Often, goofiness captures the U.S. political process, as it did in 2000 and did again on Wednesday night. Electing a president is turned into a fun game of playing theater critic or stand-up comedian, rather than the harder job of evaluating the mettle of the candidates who could step into the Oval Office.
Often, too, people with influence over the outcome indulge their own narrow interests. Pundits and reporters seek to boost their careers by grabbing some centrist “credibility”; activists insist on perfection to the exclusion of reality; voters view their ballot as a way to express their feelings.
Yet, what is at stake in the election of a U.S. president is the possible extermination of all life on the planet. So, the first question to be asked and answered is: Do you want to give this person the nuclear codes?
And, even if the person is not likely to stumble into nuclear annihilation, the second question must be: How will this person handle the very powerful U.S. military? Will there be unnecessary wars that inflict unnecessary death and destruction?
A third question is: What will this possible president do regarding longer-term existential threats like global warming? Then, of course, there are important questions about the federal role in shoring up the economy and protecting vulnerable citizens.

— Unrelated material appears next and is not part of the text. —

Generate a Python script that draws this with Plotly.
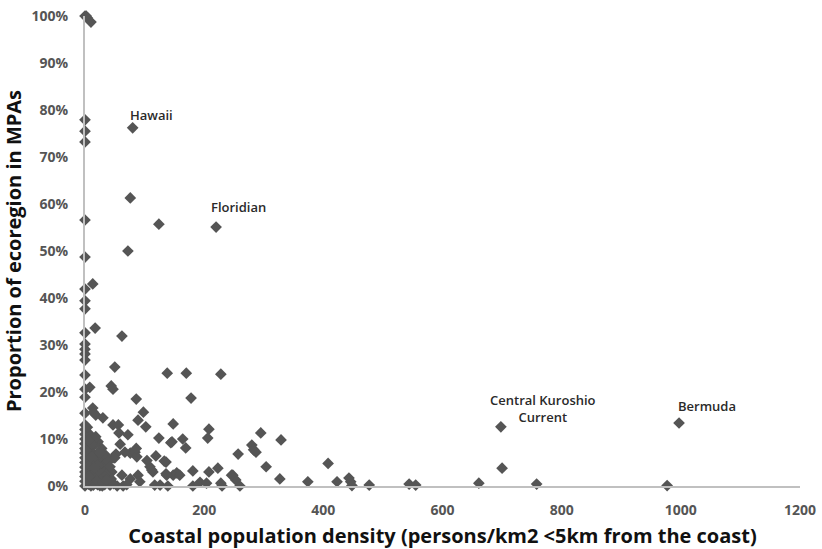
import plotly.graph_objects as go

# Coastal population density (persons/km2 <5km from coast)
density = [
    0, 2, 4, 10, 0, 0, 0, 0, 0, 0, 0, 0, 0, 0, 0, 0, 0, 0, 0, 0,
    0, 0, 0, 0, 0, 0, 0, 0, 0, 0, 0, 0, 0, 0, 0,
    80, 76, 124, 220, 72, 13, 17, 62, 50, 138, 170, 228, 8, 44, 47,
    86, 178, 13, 14, 18, 30, 89, 102, 148, 47, 57, 72, 124, 144, 164,
    169, 208, 206, 295, 329, 280, 283, 257, 408, 304, 22, 59, 47, 52, 76,
    84, 87, 104, 119, 136, 181, 208, 223, 248, 253, 327, 374, 423, 443, 446,
    448, 477, 544, 555, 661, 700, 698, 758, 977, 997, 260, 181, 193, 204, 230,
    228, 117, 126, 139, 109, 114, 154, 148, 136, 76, 89, 92, 62, 45, 42,
    54, 64, 70, 50, 67, 86, 112, 133, 137, 159, 246, 287, 146, 56, 98,
    3, 5, 8, 12, 15, 3, 6, 10, 14, 18, 22, 26, 30, 34, 38,
    4, 7, 11, 15, 19, 23, 27, 31, 35, 40, 2, 5, 9, 13, 17,
    21, 25, 29, 33, 6, 10, 14, 18, 24, 28, 32, 36, 20, 16, 40,
    44, 48, 25, 12, 35, 28, 8, 4, 18, 2, 6, 9, 20, 26, 33,
    38, 42, 3, 7, 15, 22, 30, 36, 11, 16,
]

# Proportion of ecoregion in MPAs (%)
mpa_pct = [
    100, 100, 99.6, 98.7, 77.9, 75.5, 73.2, 56.6, 48.7, 41.9, 39.4, 37.7, 32.6, 30.2, 29.1, 28.1, 26.8, 23.6, 20.6, 18.9,
    15.5, 13, 12, 11, 10, 9, 8, 7, 6, 5, 4, 3, 2, 1, 0,
    76.2, 61.3, 55.7, 55.1, 50, 43, 33.6, 31.9, 25.3, 24, 24, 23.8, 21, 21.3, 20.6,
    18.5, 18.7, 16.6, 15.7, 15.1, 14.5, 14, 12.6, 13.2, 13, 11.3, 10.9, 10.2, 9.2, 10,
    8.1, 12.1, 10.2, 11.3, 9.8, 8.7, 7.7, 6.8, 4.8, 4.1, 9.4, 8.9, 6, 6.8, 7,
    7.2, 6.2, 5.4, 6.4, 5.1, 3.2, 3, 3.8, 2.3, 1.3, 1.5, 0.9, 0.9, 1.7, 0.9,
    0.1, 0.2, 0.4, 0.2, 0.6, 3.8, 12.6, 0.4, 0.1, 13.4, 0, 0, 0.8, 0.6, 0,
    0.6, 0.2, 0.2, 0, 4.1, 3, 2.8, 2.3, 2.6, 1.5, 2.3, 0.9, 2.3, 3, 0.2,
    0, 0, 0.3, 6, 7.2, 8, 3.4, 5.3, 2.3, 2.3, 2.3, 7.2, 9.4, 13, 15.7,
    9.5, 8.5, 7.8, 7.2, 6.5, 6.8, 5.8, 5.2, 4.8, 4.2, 3.8, 3.5, 3, 2.6, 2.2,
    4, 3.6, 3.2, 2.8, 2.4, 2, 1.6, 1.2, 0.8, 0.5, 2.5, 1.8, 1.4, 1, 0.6,
    0.3, 0.1, 0, 0.3, 0.4, 0, 0.2, 1.8, 5, 6, 4.5, 3.5, 6.8, 8.8, 3,
    1.5, 0.5, 2.8, 9, 6.5, 8, 11, 12.5, 10.5, 7.5, 9.8, 4.6, 1.1, 7.1, 1.9,
    5.2, 4.1, 0.8, 2.1, 5.6, 4.4, 0.7, 1.3, 6.1, 3.9,
]

labels = ["Hawaii", "Floridian", "Central Kuroshio<br>Current", "Bermuda"]
label_x = [80, 220, 698, 997]
label_y = [76.2, 55.1, 12.6, 13.4]
label_shift = [(19, 13), (22, 20), (42, 18), (28, 17)]

x_ticks = [0, 200, 400, 600, 800, 1000, 1200]
y_ticks = [0, 10, 20, 30, 40, 50, 60, 70, 80, 90, 100]

FONT = "Open Sans"

fig = go.Figure(
    go.Scatter(
        x=density,
        y=[v / 100 for v in mpa_pct],
        mode="markers",
        marker=dict(symbol="diamond", size=9, color="#555555", line=dict(width=0)),
        cliponaxis=False,
        hoverinfo="skip",
    )
)

for t, lx, ly, (dx, dy) in zip(labels, label_x, label_y, label_shift):
    fig.add_annotation(
        x=lx, y=ly / 100, text=t, showarrow=False,
        xshift=dx, yshift=dy,
        font=dict(family=FONT, size=13, color="#2a2a2a", weight=600),
    )

fig.update_layout(
    width=822, height=549,
    margin=dict(l=85, r=22, t=16, b=63, autoexpand=False),
    paper_bgcolor="white", plot_bgcolor="white",
    showlegend=False,
    font=dict(family=FONT),
)
fig.update_xaxes(
    range=[0, 1200], tickvals=x_ticks, ticktext=[str(v) for v in x_ticks],
    showgrid=False, zeroline=False, showline=True, linecolor="#c0c0c0", linewidth=2,
    ticks="", ticklabelstandoff=10, automargin=False,
    tickfont=dict(family=FONT, size=14, color="#555555", weight="bold"),
    title=dict(text="Coastal population density (persons/km2 <5km from the coast)",
               font=dict(family=FONT, size=20, color="#111111", weight="bold")),
)
fig.update_yaxes(
    range=[0, 1], tickvals=[v / 100 for v in y_ticks], ticktext=[f"{v}%" for v in y_ticks],
    showgrid=False, zeroline=False, showline=True, linecolor="#c0c0c0", linewidth=2,
    ticks="", ticklabelstandoff=12, automargin=False,
    tickfont=dict(family=FONT, size=14, color="#555555", weight="bold"),
    title=dict(text="Proportion of ecoregion in MPAs",
               font=dict(family=FONT, size=20, color="#111111", weight="bold")),
)

fig.write_html(
    "out.html",
    config={"displayModeBar": False},
    post_script="document.body.style.margin='0';document.body.style.overflow='hidden';",
)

Based on your experiences and ideologies, there will be different answers to these questions – and no answer is guaranteed to be right. Like all hiring decisions, there are many unknowns in the election of a president. But it doesn’t help when the press corps joins in the silliness.
Yeah, sure, President Obama could have been tougher, but didn’t the pundits notice that Mitt Romney was behaving like he forgot to take his Ritalin? There was a frenetic weirdness, something approaching instability, to his performance. Not to mention the repeated lying and misrepresentations.
After the debate – and before I heard the instant analysis – my primary thought had been: Do the American people really want to turn over the nuclear codes to that guy? And, as popular as the “Leave It to Beaver” show was, do they want to invite Eddie Haskell into their homes the next four or eight years?